Much like our religious relatives who actually have a Jewish heritage, there has been a silent claiming of the "heritage" of Christianity. The way this Christian heritage is practiced is, obviously, heavily weighted toward practices of heritage rather than practices of faith. That is to say, like some “non-practicing” Jews who still observe certain rituals for the sake of remembering their heritage and passing it on to the next generation, Christianity has an abundance of “non-practicing” Christians who still observe certain rituals for the sake of remembering their “heritage” and passing it on. The difference is non-practicing Christians do not recognize that they are passing on the heritage and not-so-much the faith.
One of the most regular rituals is the preparation for (including dressing up) and attendance of church on Sunday morning. The unbending steadfastness of many Christian to allow for more casual dress, a change in worship style, or time of worship, while passed off as a concern for respectfulness, appropriateness and respectability from a religiously pious point of view has much more to do with upholding their perceived heritage than it does with any biblically based concern. The same seems to be true for many of the other places of resistance to change in the church.
That is where those who are advocates for the change and those who are advocates for maintaining their perceived heritage meet an impasse. We each assume the other is there for the same reason we are (to maintain Christian heritage / to peruse biblical mandates). Because of this miscue, we find ourselves frequently at impasses that, without recognition of the difference, will not reach a lasting resolution if they achieve a resolution at all. Additionally, the relationship is complicated by the issues of American exceptionalism which is so frequently bound tightly to Christian heritage, the biblical issues of Christianity being a “heritage,” and the belief of both sides that they are the ones who are honoring the religion. (All three are likely to be future articles).
Now for the part that many people are not going to like. I am not putting forth the idea that recognition of this reality (at least as I see it), will solve the impasse or provide for a path forward together - quite the opposite really. I believe that recognition of this divide will be exactly that- a recognition of a divide. Theses two understandings of what it means to be Christian are not compatible and, as sad as it is, make it not only constantly contentious to move forward together, but also illogical.
My sermon for this Sunday
is helpful in understanding this (as a matter of fact, this article may become part of the message). I'm looking at Micah, where the prophet says, "What does the Lord require of you but to do justice, to love kindness and walk humbly with your God?” Those who practice Christianity mostly as a heritage will see those things as requests (if not “nice things to say, but a naive way of living”) and those who practice it as a religion will see it as exactly what the prophet calls it - a requirement.
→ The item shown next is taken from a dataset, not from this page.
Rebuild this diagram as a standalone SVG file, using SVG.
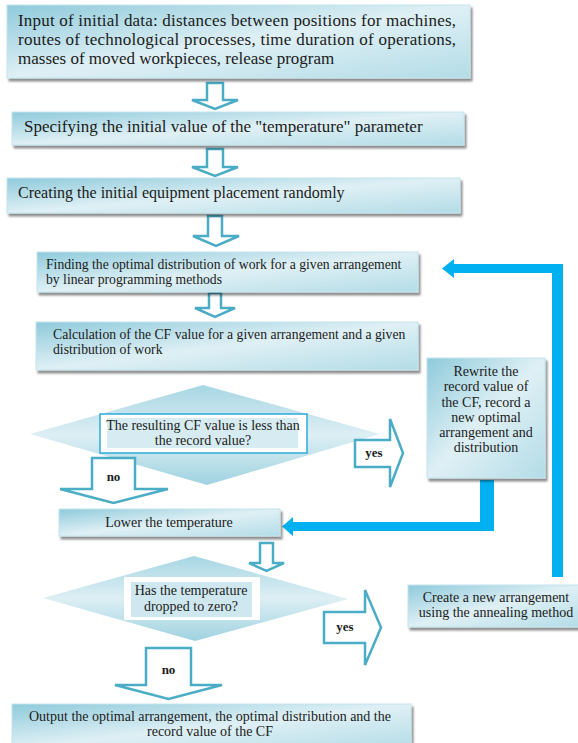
<svg xmlns="http://www.w3.org/2000/svg" width="578" height="743" viewBox="0 0 578 743">
<defs>
<linearGradient id="g" x1="0" y1="0" x2="1" y2="1">
<stop offset="0" stop-color="#8fcadb"/>
<stop offset="0.5" stop-color="#dff0f5"/>
<stop offset="1" stop-color="#b3dce7"/>
</linearGradient>
<linearGradient id="gd" x1="0" y1="0" x2="0" y2="1">
<stop offset="0" stop-color="#a7d6e3"/>
<stop offset="0.5" stop-color="#ddeff4"/>
<stop offset="1" stop-color="#9fd2e0"/>
</linearGradient>
<filter id="sh" x="-5%" y="-10%" width="115%" height="130%">
<feGaussianBlur in="SourceAlpha" stdDeviation="1"/>
<feOffset dx="2" dy="3" result="b"/>
<feComponentTransfer><feFuncA type="linear" slope="0.45"/></feComponentTransfer>
<feMerge><feMergeNode/><feMergeNode in="SourceGraphic"/></feMerge>
</filter>
</defs>
<style>
.box{fill:url(#g);stroke:#c4e4ed;stroke-width:1;filter:url(#sh)}
.dia{fill:url(#gd);stroke:none}
.ha{fill:#ffffff;stroke:#4bacc6;stroke-width:2.5;stroke-linejoin:miter}
.bl{fill:#00b0f0;stroke:none}
text{font-family:"Liberation Serif","Times New Roman",serif;fill:#1b1b1b}
.t17{font-size:17px}
.t16{font-size:16px}
.t13{font-size:13.7px}
.t14{font-size:14px}
.c{text-anchor:middle}
.lb{font-size:13px;text-anchor:middle;font-weight:bold}
</style>

<g id="connectors">
<polygon class="bl" points="563,264 563,577 552,577 552,273 454,273 454,278 442,268.5 454,259 454,264"/>
<polygon class="bl" points="480,480 494,480 494,531 293,531 293,536 282,526.5 293,517 293,522 480,522"/>
<polygon id="a1" class="ha" points="207,83 223,83 223,100 238,100 215,109 192,100 207,100"/>
<polygon id="a2" class="ha" points="207,149 223,149 223,167 238,167 215,176 192,167 207,167"/>
<polygon id="a3" class="ha" points="208,216 222,216 222,236 239,236 216,246 193,236 208,236"/>
<polygon id="a4" class="ha" points="209,293 221,293 221,308 235,308 215,317 195,308 209,308"/>
<polygon id="a5" class="ha" points="260,543 273,543 273,563 284,563 266.5,571 249,563 260,563"/>
</g>

<g id="n1">
<rect class="box" x="7" y="5" width="463" height="73"/>
<text class="t17" x="18" y="26" textLength="438" lengthAdjust="spacing">Input of initial data: distances between positions for machines,</text>
<text class="t17" x="18" y="45" textLength="438" lengthAdjust="spacing">routes of technological processes, time duration of operations,</text>
<text class="t17" x="18" y="64">masses of moved workpieces, release program</text>
</g>

<g id="n2">
<rect class="box" x="12" y="112" width="452" height="33"/>
<text class="t17" x="24" y="132">Specifying the initial value of the "temperature" parameter</text>
</g>

<g id="n3">
<rect class="box" x="7" y="178" width="453" height="35"/>
<text class="t16" x="18" y="198">Creating the initial equipment placement randomly</text>
</g>

<g id="n4">
<rect class="box" x="37" y="252" width="381" height="40"/>
<text class="t13" x="46" y="269">Finding the optimal distribution of work for a given arrangement</text>
<text class="t13" x="46" y="284">by linear programming methods</text>
</g>

<g id="n5">
<rect class="box" x="36" y="322" width="382" height="48"/>
<text class="t13" x="53" y="339">Calculation of the CF value for a given arrangement and a given</text>
<text class="t13" x="53" y="354">distribution of work</text>
</g>

<g id="d1">
<polygon class="dia" points="30,434 203,385 380,434 207,485"/>
<rect x="100" y="414" width="207" height="39" fill="#ffffff" stroke="#2eaadc" stroke-width="1.5"/>
<rect x="107" y="418" width="191" height="30" fill="#d7ecf2"/>
<text class="t14 c" x="203" y="430">The resulting CF value is less than</text>
<text class="t14 c" x="203" y="445">the record value?</text>
</g>

<g id="yes1">
<polygon class="ha" points="355,440 390,440 390,419 403,453 390,487 390,467 355,467"/>
<text class="lb" x="374" y="457">yes</text>
</g>

<g id="no1">
<polygon class="ha" points="92,458 135,458 135,489 168,489 113.5,503 60,489 92,489"/>
<text class="lb" x="113.5" y="481">no</text>
</g>

<g id="n6">
<rect class="box" x="427" y="358" width="118" height="120"/>
<text class="t14 c" x="486" y="376">Rewrite the</text>
<text class="t14 c" x="486" y="391">record value of</text>
<text class="t14 c" x="486" y="407">the CF, record a</text>
<text class="t14 c" x="486" y="422">new optimal</text>
<text class="t14 c" x="486" y="437">arrangement and</text>
<text class="t14 c" x="486" y="452">distribution</text>
</g>

<g id="n7">
<rect class="box" x="59" y="509" width="221" height="27"/>
<text class="t14 c" x="169" y="527">Lower the temperature</text>
</g>

<g id="d2">
<polygon class="dia" points="43,598 194,556 348,599 195,641"/>
<rect x="124" y="577" width="136" height="43" fill="#ffffff"/>
<rect x="131" y="582" width="121" height="35" fill="#cfe8f0"/>
<text class="t14 c" x="191" y="595">Has the temperature</text>
<text class="t14 c" x="191" y="611">dropped to zero?</text>
</g>

<g id="yes2">
<polygon class="ha" points="324,612 365,612 365,590 381,627.5 365,665 365,643 324,643"/>
<text class="lb" x="345" y="631">yes</text>
</g>

<g id="no2">
<polygon class="ha" points="146,648 191,648 191,685 222,685 168.5,699 115,685 146,685"/>
<text class="lb" x="168.5" y="674">no</text>
</g>

<g id="n8">
<rect class="box" x="408" y="585" width="175" height="42"/>
<text class="t14 c" x="496" y="602">Create a new arrangement</text>
<text class="t14 c" x="496" y="617">using the annealing method</text>
</g>

<g id="n9">
<rect class="box" x="12" y="704" width="399" height="45"/>
<text class="t14 c" x="210" y="721">Output the optimal arrangement, the optimal distribution and the</text>
<text class="t14 c" x="210" y="736">record value of the CF</text>
</g>
</svg>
Followers of The Way, of the teachings of Jesus, will never settle on ritual repetition for the sake of heritage... because Jesus didn't either. The Church, as the body of Christ, must never allow itself to become a cultural heritage club, for when we do, we displace the centrality of the brother and sisterhood of all humanity with the exceptionalism and assumed privilege of a select group of people... and that's just not the way of Christ.